## Problem to solve
Repeat each line of the material below exactly as it appears, minus any pictures.

(Charts and diagrams as code)
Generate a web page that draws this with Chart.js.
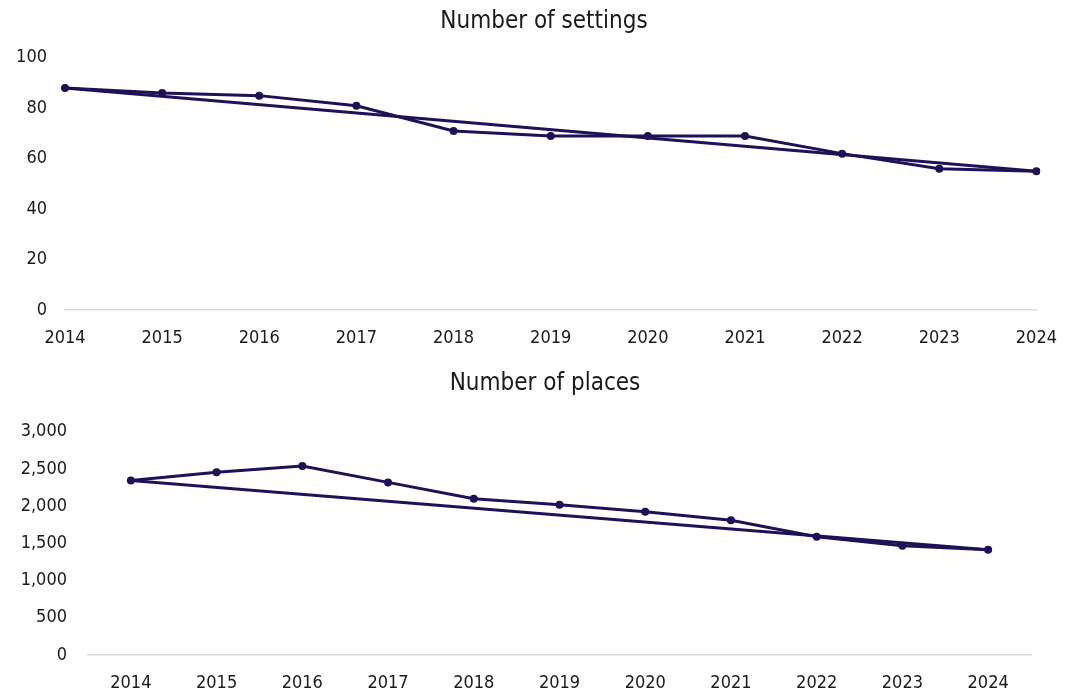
<!DOCTYPE html>
<html>
<head>
<meta charset="utf-8">
<script src="https://cdn.jsdelivr.net/npm/chart.js@4/dist/chart.umd.min.js"></script>
<style>
  html, body { margin: 0; padding: 0; background: #ffffff; }
  body { width: 1075px; height: 692px; position: relative; overflow: hidden; }
  .panel { position: absolute; left: 0; width: 1075px; }
  #settingsWrap { top: 0; height: 350px; }
  #placesWrap { top: 355px; height: 337px; }
</style>
</head>
<body>
<div class="panel" id="settingsWrap"><canvas id="settingsChart"></canvas></div>
<div class="panel" id="placesWrap"><canvas id="placesChart"></canvas></div>
<script>
// Years shown on both panels
const years = ['2014', '2015', '2016', '2017', '2018', '2019', '2020', '2021', '2022', '2023', '2024'];

// Number of settings per year
const settingsValues = [88, 86, 85, 81, 71, 69, 69, 69, 62, 56, 55];

// Number of places per year
const placesValues = [2345, 2455, 2540, 2320, 2100, 2020, 1925, 1810, 1590, 1470, 1415];

// Value-axis tick settings
const settingsTickMax = 100;
const settingsTickStep = 20;
const placesTickMax = 3000;
const placesTickStep = 500;

const LINE_COLOR = '#1b1257';
const TEXT_COLOR = '#1a1a1a';

// Prefer the condensed face; fall back to the regular one at a smaller size
function hasFont(name) {
  const ctx = document.createElement('canvas').getContext('2d');
  ctx.font = '40px monospace';
  const a = ctx.measureText('2014 Number of places').width;
  ctx.font = `40px "${name}", monospace`;
  const b = ctx.measureText('2014 Number of places').width;
  return a !== b;
}
const condensed = hasFont('DejaVu Sans Condensed');
const FONT = condensed ? "'DejaVu Sans Condensed', 'DejaVu Sans', sans-serif" : "'DejaVu Sans', sans-serif";
const TICK_SIZE = condensed ? 18 : 16;
const TITLE_SIZE = condensed ? 24 : 22;

// Straight line joining the first and last year
function endToEnd(values) {
  return values.map((v, i) => (i === 0 || i === values.length - 1) ? v : null);
}

// Centre the title on a chosen x position rather than on the canvas
const titleCentre = {
  id: 'titleCentre',
  afterLayout(chart, args, opts) {
    const t = chart.titleBlock;
    if (!t || opts.x == null) return;
    const half = 400;
    t.left = opts.x - half;
    t.right = opts.x + half;
    t.width = 2 * half;
  }
};

function makeChart(canvasId, opts) {
  return new Chart(document.getElementById(canvasId), {
    type: 'line',
    data: {
      labels: years,
      datasets: [
        {
          data: opts.values,
          borderColor: LINE_COLOR,
          backgroundColor: LINE_COLOR,
          borderWidth: 3,
          pointRadius: 4,
          pointHoverRadius: 4,
          pointBackgroundColor: LINE_COLOR,
          pointBorderWidth: 0,
          tension: 0
        },
        {
          data: endToEnd(opts.values),
          borderColor: LINE_COLOR,
          borderWidth: 3,
          pointRadius: 0,
          spanGaps: true,
          tension: 0
        }
      ]
    },
    plugins: [titleCentre],
    options: {
      responsive: true,
      maintainAspectRatio: false,
      animation: false,
      layout: { padding: opts.layoutPadding },
      plugins: {
        legend: { display: false },
        tooltip: { enabled: false },
        titleCentre: { x: opts.titleX },
        title: {
          display: true,
          text: opts.title,
          color: TEXT_COLOR,
          font: { family: FONT, size: TITLE_SIZE, weight: 'normal', lineHeight: 1.2 },
          padding: opts.titlePadding
        }
      },
      scales: {
        x: {
          offset: opts.offset,
          grid: { display: false, drawTicks: false },
          border: { display: true, color: '#d9d9d9', width: 1.5 },
          afterFit: (scale) => { scale.height = opts.axisHeight; },
          ticks: {
            color: TEXT_COLOR,
            font: { family: FONT, size: TICK_SIZE },
            padding: 18,
            maxRotation: 0,
            autoSkip: false
          }
        },
        y: {
          min: 0,
          max: opts.tickMax,
          grid: { display: false, drawTicks: false },
          border: { display: false },
          afterFit: (scale) => { scale.width = opts.axisWidth; },
          ticks: {
            stepSize: opts.tickStep,
            color: TEXT_COLOR,
            font: { family: FONT, size: TICK_SIZE },
            padding: opts.tickPad,
            callback: (v) => Number(v).toLocaleString('en-US')
          }
        }
      }
    }
  });
}

makeChart('settingsChart', {
  title: 'Number of settings',
  titleX: 544,
  values: settingsValues,
  tickMax: settingsTickMax,
  tickStep: settingsTickStep,
  offset: false,
  axisWidth: 65,
  axisHeight: 40,
  tickPad: 18,
  titlePadding: { top: 7, bottom: 22 },
  layoutPadding: { left: 0, right: 9, top: 0, bottom: 0 }
});

makeChart('placesChart', {
  title: 'Number of places',
  titleX: 545,
  values: placesValues,
  tickMax: placesTickMax,
  tickStep: placesTickStep,
  offset: true,
  axisWidth: 88,
  axisHeight: 37,
  tickPad: 21,
  titlePadding: { top: 14, bottom: 34 },
  layoutPadding: { left: 0, right: 44, top: 0, bottom: 0 }
});
</script>
</body>
</html>
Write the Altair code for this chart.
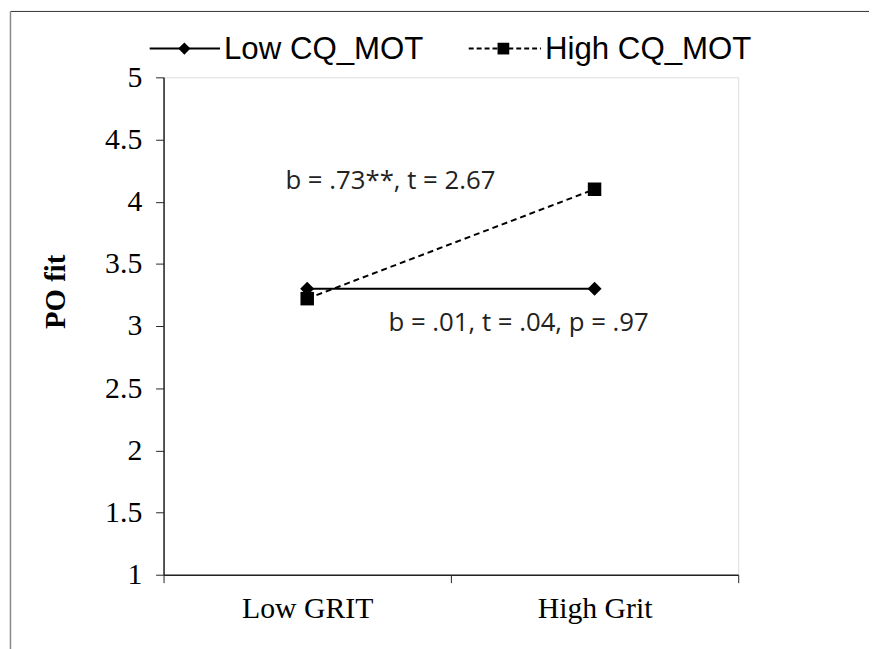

## Response below
Generate a web page that draws this with Chart.js.
<!DOCTYPE html>
<html>
<head>
<meta charset="utf-8">
<script src="https://cdn.jsdelivr.net/npm/chart.js@4/dist/chart.umd.min.js"></script>
<style>
  html, body { margin: 0; padding: 0; background: #ffffff; }
  body { width: 1075px; height: 692px; position: relative; overflow: hidden; }
  .panel { position: absolute; left: 0; width: 1075px; }
  #settingsWrap { top: 0; height: 350px; }
  #placesWrap { top: 355px; height: 337px; }
</style>
</head>
<body>
<div class="panel" id="settingsWrap"><canvas id="settingsChart"></canvas></div>
<div class="panel" id="placesWrap"><canvas id="placesChart"></canvas></div>
<script>
// Years shown on both panels
const years = ['2014', '2015', '2016', '2017', '2018', '2019', '2020', '2021', '2022', '2023', '2024'];

// Number of settings per year
const settingsValues = [88, 86, 85, 81, 71, 69, 69, 69, 62, 56, 55];

// Number of places per year
const placesValues = [2345, 2455, 2540, 2320, 2100, 2020, 1925, 1810, 1590, 1470, 1415];

// Value-axis tick settings
const settingsTickMax = 100;
const settingsTickStep = 20;
const placesTickMax = 3000;
const placesTickStep = 500;

const LINE_COLOR = '#1b1257';
const TEXT_COLOR = '#1a1a1a';

// Prefer the condensed face; fall back to the regular one at a smaller size
function hasFont(name) {
  const ctx = document.createElement('canvas').getContext('2d');
  ctx.font = '40px monospace';
  const a = ctx.measureText('2014 Number of places').width;
  ctx.font = `40px "${name}", monospace`;
  const b = ctx.measureText('2014 Number of places').width;
  return a !== b;
}
const condensed = hasFont('DejaVu Sans Condensed');
const FONT = condensed ? "'DejaVu Sans Condensed', 'DejaVu Sans', sans-serif" : "'DejaVu Sans', sans-serif";
const TICK_SIZE = condensed ? 18 : 16;
const TITLE_SIZE = condensed ? 24 : 22;

// Straight line joining the first and last year
function endToEnd(values) {
  return values.map((v, i) => (i === 0 || i === values.length - 1) ? v : null);
}

// Centre the title on a chosen x position rather than on the canvas
const titleCentre = {
  id: 'titleCentre',
  afterLayout(chart, args, opts) {
    const t = chart.titleBlock;
    if (!t || opts.x == null) return;
    const half = 400;
    t.left = opts.x - half;
    t.right = opts.x + half;
    t.width = 2 * half;
  }
};

function makeChart(canvasId, opts) {
  return new Chart(document.getElementById(canvasId), {
    type: 'line',
    data: {
      labels: years,
      datasets: [
        {
          data: opts.values,
          borderColor: LINE_COLOR,
          backgroundColor: LINE_COLOR,
          borderWidth: 3,
          pointRadius: 4,
          pointHoverRadius: 4,
          pointBackgroundColor: LINE_COLOR,
          pointBorderWidth: 0,
          tension: 0
        },
        {
          data: endToEnd(opts.values),
          borderColor: LINE_COLOR,
          borderWidth: 3,
          pointRadius: 0,
          spanGaps: true,
          tension: 0
        }
      ]
    },
    plugins: [titleCentre],
    options: {
      responsive: true,
      maintainAspectRatio: false,
      animation: false,
      layout: { padding: opts.layoutPadding },
      plugins: {
        legend: { display: false },
        tooltip: { enabled: false },
        titleCentre: { x: opts.titleX },
        title: {
          display: true,
          text: opts.title,
          color: TEXT_COLOR,
          font: { family: FONT, size: TITLE_SIZE, weight: 'normal', lineHeight: 1.2 },
          padding: opts.titlePadding
        }
      },
      scales: {
        x: {
          offset: opts.offset,
          grid: { display: false, drawTicks: false },
          border: { display: true, color: '#d9d9d9', width: 1.5 },
          afterFit: (scale) => { scale.height = opts.axisHeight; },
          ticks: {
            color: TEXT_COLOR,
            font: { family: FONT, size: TICK_SIZE },
            padding: 18,
            maxRotation: 0,
            autoSkip: false
          }
        },
        y: {
          min: 0,
          max: opts.tickMax,
          grid: { display: false, drawTicks: false },
          border: { display: false },
          afterFit: (scale) => { scale.width = opts.axisWidth; },
          ticks: {
            stepSize: opts.tickStep,
            color: TEXT_COLOR,
            font: { family: FONT, size: TICK_SIZE },
            padding: opts.tickPad,
            callback: (v) => Number(v).toLocaleString('en-US')
          }
        }
      }
    }
  });
}

makeChart('settingsChart', {
  title: 'Number of settings',
  titleX: 544,
  values: settingsValues,
  tickMax: settingsTickMax,
  tickStep: settingsTickStep,
  offset: false,
  axisWidth: 65,
  axisHeight: 40,
  tickPad: 18,
  titlePadding: { top: 7, bottom: 22 },
  layoutPadding: { left: 0, right: 9, top: 0, bottom: 0 }
});

makeChart('placesChart', {
  title: 'Number of places',
  titleX: 545,
  values: placesValues,
  tickMax: placesTickMax,
  tickStep: placesTickStep,
  offset: true,
  axisWidth: 88,
  axisHeight: 37,
  tickPad: 21,
  titlePadding: { top: 14, bottom: 34 },
  layoutPadding: { left: 0, right: 44, top: 0, bottom: 0 }
});
</script>
</body>
</html>
Write the Altair code for this chart.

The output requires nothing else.